Clara Maynard an EMT from the state of Washington, echoed Hays. “This program is really important to me because there is only so much I can do as a basic EMT in a remote environment. And I care for patients in really austere environments that are very far away from definitive medical care. And I’m very excited to learn skills where I can do more for my patients and really give them a better outcome.”

Maynard was one of nine participants in the UCSF Fresno Parkmedic training course this year who received a UCSF Danny Dresher Memorial Scholarship for Parkmedic Training. In January 2019, NPS back country ranger Danny Dresher completed the Parkmedic Primary Certification Course at his own expense. He later died in a tragic mountaineering accident in Alaska. The UCSF scholarship fund was established in his memory by the Dresher family to help pay tuition costs for NPS rangers who would not otherwise be able to attend the course due to limited financial resources.

The UCSF Fresno Parkmedic Program has been in existence for almost 50 years.  The training course is overseen by UCSF -Fresno faculty, including Dr. Stroh, who has been involved in the UCSF Fresno Parkmedic Program since 1993, but many of the lectures are led by Emergency Medicine residents who choose to participate in the Parkmedic Program. Residents become EMS medical directors (under faculty supervision) for the EMS providers of Sequoia and Kings Canyon National Parks. They also manage the parks’ base hospital radio at CRMC, responding to back country emergency calls.  This experience is a great learning environment to help teach EMS to residents. 

An exposure to wilderness medicine attracts many residents to UCSF Fresno, in addition to the Emergency Medicine residency’s strong emphasis on clinical teaching and hands-on training at the only Level 1 trauma center and burn center for Central California, Dr. Stroh said.

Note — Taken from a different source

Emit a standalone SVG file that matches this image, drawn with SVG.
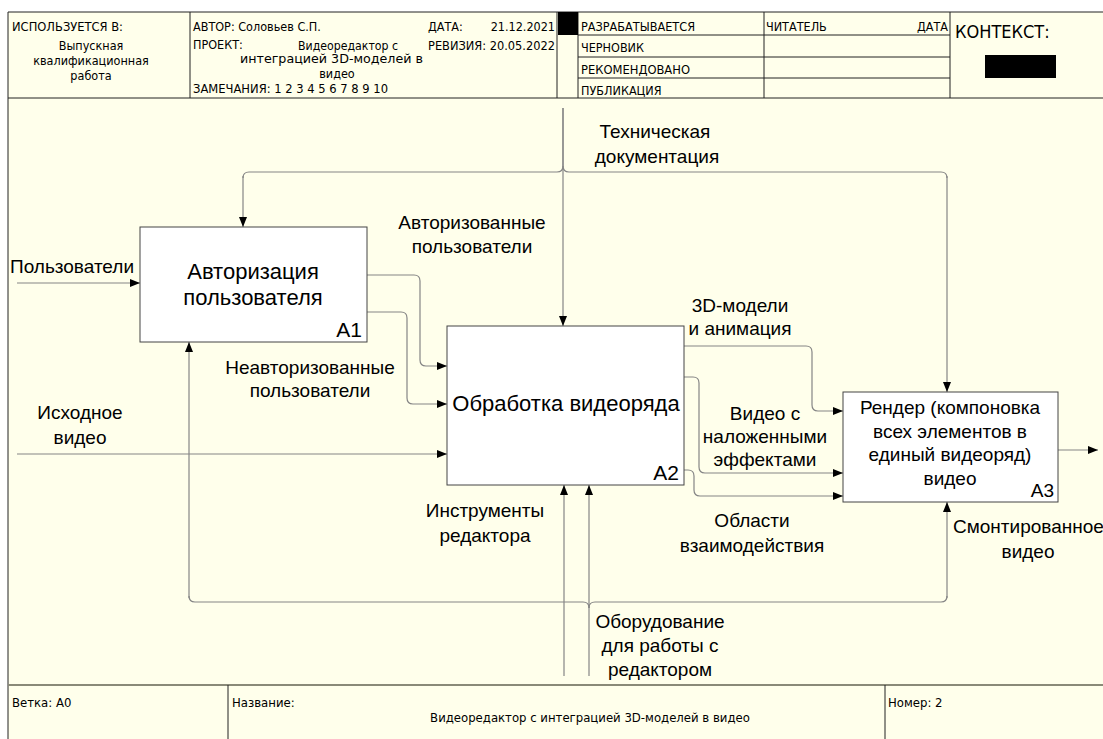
<svg xmlns="http://www.w3.org/2000/svg" width="1103" height="739" viewBox="0 0 1103 739">
<defs>
<marker id="ah" markerUnits="userSpaceOnUse" markerWidth="11" markerHeight="8" refX="10" refY="4" orient="auto">
<path d="M0,0 L10,4 L0,8 z" fill="#000"/>
</marker>
<style>
.hd{font-family:"DejaVu Sans Condensed","DejaVu Sans",sans-serif;font-size:12.5px;fill:#000}
.ft{font-family:"Liberation Sans Narrow","DejaVu Sans Condensed",sans-serif;font-size:13px;fill:#000}
.lb{font-family:"Liberation Sans",Arial,sans-serif;font-size:19px;fill:#000;text-anchor:middle}
.bx{font-family:"Liberation Sans",Arial,sans-serif;font-size:22px;fill:#000;text-anchor:middle}
.bx3{font-family:"Liberation Sans",Arial,sans-serif;font-size:19px;fill:#000;text-anchor:middle}
.num{font-family:"Liberation Sans",Arial,sans-serif;font-size:21px;fill:#000;text-anchor:end}
.grid{stroke:#222;stroke-width:1;fill:none}
.box{fill:#fff;stroke:#444;stroke-width:1}
.cn{fill:none;stroke:#858585;stroke-width:1.2}
.ar{marker-end:url(#ah)}
</style>
</defs>
<rect x="0" y="0" width="1103" height="739" fill="#fff"/>
<rect x="8" y="12" width="1110" height="740" fill="#FFFFEB"/>
<g id="header">
<path class="grid" d="M8,12 H1110 M8,12 V739 M8,98 H1110 M190,12 V98 M557,12 V98 M578,12 V98 M764,12 V98 M950,12 V98 M578,35 H950 M578,57 H950 M578,78 H950"/>
<rect x="558" y="12" width="20" height="23" fill="#000"/>
<rect x="985" y="55" width="71" height="23" fill="#000"/>
<text class="hd" x="12" y="31" textLength="111" lengthAdjust="spacingAndGlyphs">ИСПОЛЬЗУЕТСЯ В:</text>
<text class="hd" x="91" y="50" text-anchor="middle">Выпускная</text>
<text class="hd" x="91" y="65" text-anchor="middle">квалификационная</text>
<text class="hd" x="91" y="80" text-anchor="middle">работа</text>
<text class="hd" x="193" y="31">АВТОР: Соловьев С.П.</text>
<text class="hd" x="193" y="49">ПРОЕКТ:</text>
<text class="hd" x="298" y="50" textLength="100" lengthAdjust="spacingAndGlyphs">Видеоредактор с</text>
<text class="hd" x="240" y="63" textLength="183" lengthAdjust="spacingAndGlyphs">интеграцией 3D-моделей в</text>
<text class="hd" x="337" y="78" text-anchor="middle">видео</text>
<text class="hd" x="193" y="93" textLength="195" lengthAdjust="spacingAndGlyphs">ЗАМЕЧАНИЯ:  1 2 3 4 5 6 7 8 9 10</text>
<text class="hd" x="428" y="31">ДАТА:</text>
<text class="hd" x="555" y="31" text-anchor="end">21.12.2021</text>
<text class="hd" x="428" y="50" textLength="127" lengthAdjust="spacingAndGlyphs">РЕВИЗИЯ: 20.05.2022</text>
<text class="hd" x="581" y="31" textLength="114" lengthAdjust="spacingAndGlyphs">РАЗРАБАТЫВАЕТСЯ</text>
<text class="hd" x="581" y="52">ЧЕРНОВИК</text>
<text class="hd" x="581" y="74" textLength="109" lengthAdjust="spacingAndGlyphs">РЕКОМЕНДОВАНО</text>
<text class="hd" x="581" y="95">ПУБЛИКАЦИЯ</text>
<text class="hd" x="766" y="31">ЧИТАТЕЛЬ</text>
<text class="hd" x="948" y="31" text-anchor="end">ДАТА</text>
<text x="955" y="38" style="font-family:'DejaVu Sans Condensed','DejaVu Sans',sans-serif;font-size:18px">КОНТЕКСТ:</text>
</g>
<g id="connectors">
<path class="cn ar" d="M17,283 H140"/>
<path class="cn ar" d="M17,454 H447"/>
<path class="cn ar" d="M367,275 H414 Q420,275 420,281 V360 Q420,366 426,366 H447"/>
<path class="cn ar" d="M367,312 H401 Q407,312 407,318 V398 Q407,404 413,404 H447"/>
<path class="cn ar" d="M684,346 H806 Q812,346 812,352 V405 Q812,411 818,411 H843"/>
<path class="cn ar" d="M684,377 H693 Q699,377 699,383 V467 Q699,473 705,473 H843"/>
<path class="cn ar" d="M684,470 H688 Q694,470 694,476 V490 Q694,496 700,496 H843"/>
<path class="cn ar" d="M1058,450 H1098"/>
<path class="cn ar" d="M563,108 V326"/>
<path class="cn" d="M563,108 V166 Q563,172 557,172 H249 Q243,172 243,178"/>
<path class="cn ar" d="M243,176 V227"/>
<path class="cn" d="M563,166 Q563,172 569,172 H941 Q947,172 947,178"/>
<path class="cn ar" d="M947,176 V392"/>
<path class="cn ar" d="M564,676 V485"/>
<path class="cn ar" d="M589,676 V485"/>
<path class="cn" d="M589,608 Q589,602 583,602 H195 Q189,602 189,596"/>
<path class="cn ar" d="M189,598 V342"/>
<path class="cn" d="M589,608 Q589,602 595,602 H941 Q947,602 947,596"/>
<path class="cn ar" d="M947,598 V502"/>
</g>
<g id="A1">
<rect class="box" x="140" y="227" width="227" height="115"/>
<text class="bx" x="253" y="279">Авторизация</text>
<text class="bx" x="253" y="305">пользователя</text>
<text class="num" x="362" y="337">A1</text>
</g>
<g id="A2">
<rect class="box" x="447" y="326" width="237" height="159"/>
<text class="bx" x="566" y="411">Обработка видеоряда</text>
<text class="num" x="679" y="480">A2</text>
</g>
<g id="A3">
<rect class="box" x="843" y="392" width="215" height="110"/>
<text class="bx3" x="950" y="414">Рендер (компоновка</text>
<text class="bx3" x="950" y="438">всех элементов в</text>
<text class="bx3" x="950" y="461">единый видеоряд)</text>
<text class="bx3" x="950" y="485">видео</text>
<text class="num" x="1054" y="497" style="font-size:19px">A3</text>
</g>
<g id="labels">
<text class="lb" x="655" y="138">Техническая</text>
<text class="lb" x="657" y="163">документация</text>
<text class="lb" x="472" y="229">Авторизованные</text>
<text class="lb" x="472" y="253">пользователи</text>
<text class="lb" x="10" y="273" style="text-anchor:start">Пользователи</text>
<text class="lb" x="310" y="374">Неавторизованные</text>
<text class="lb" x="310" y="397">пользователи</text>
<text class="lb" x="80" y="419">Исходное</text>
<text class="lb" x="80" y="444">видео</text>
<text class="lb" x="740" y="312">3D-модели</text>
<text class="lb" x="740" y="335">и анимация</text>
<text class="lb" x="765" y="420">Видео с</text>
<text class="lb" x="765" y="443">наложенными</text>
<text class="lb" x="765" y="466">эффектами</text>
<text class="lb" x="485" y="517">Инструменты</text>
<text class="lb" x="485" y="542">редактора</text>
<text class="lb" x="752" y="527">Области</text>
<text class="lb" x="752" y="552">взаимодействия</text>
<text class="lb" x="953" y="533" style="text-anchor:start">Смонтированное</text>
<text class="lb" x="1028" y="558">видео</text>
<text class="lb" x="660" y="628">Оборудование</text>
<text class="lb" x="660" y="652">для работы с</text>
<text class="lb" x="660" y="676">редактором</text>
</g>
<g id="footer">
<path d="M8,685 H1110" stroke="#8a8a78" stroke-width="2"/>
<path class="grid" d="M228,685 V739 M885,685 V739"/>
<text class="ft" x="12" y="707">Ветка: A0</text>
<text class="ft" x="232" y="707">Название:</text>
<text class="ft" x="590" y="722" text-anchor="middle">Видеоредактор с интеграцией 3D-моделей в видео</text>
<text class="ft" x="888" y="707">Номер: 2</text>
</g>
</svg>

Miles McDonough, MD, a fourth-year UCSF Fresno Parkmedic Program resident, oversaw much of this year’s Parkmedic Training lectures and simulation exercises, and said the Parkmedic program is a big reason he came to UCSF Fresno for Emergency Medicine residency. “It’s a pretty unique program in that there is no other Emergency Medicine training program in the country that works hand-in-hand with the National Park Service like we do. We have a long history – we’ve been doing it since the mid-1970s.” Residents and rangers alike benefit from the Parkmedic Program, Dr. McDonough said.

“In the ER, we’re doing definitive medicine, we have all the bells and whistles. We have all the resources we need. But for our Parkmedics who are doing similar skill sets, they’re in the middle of nowhere, no back up and they’re often alone. So, being able to understand our definitive medicine and being able to communicate that in a limited resource setting, definitively not only helps them in the medicine they need to practice but it helps us form a richer and deeper understanding of the principles of medicine in Emergency Medicine and how they are applied.”

Hays of Yosemite National Park said the Parkmedic collaboration between the national parks and UCSF Fresno deserves recognition. “This is the only course in the nation. It’s located in Fresno, California.”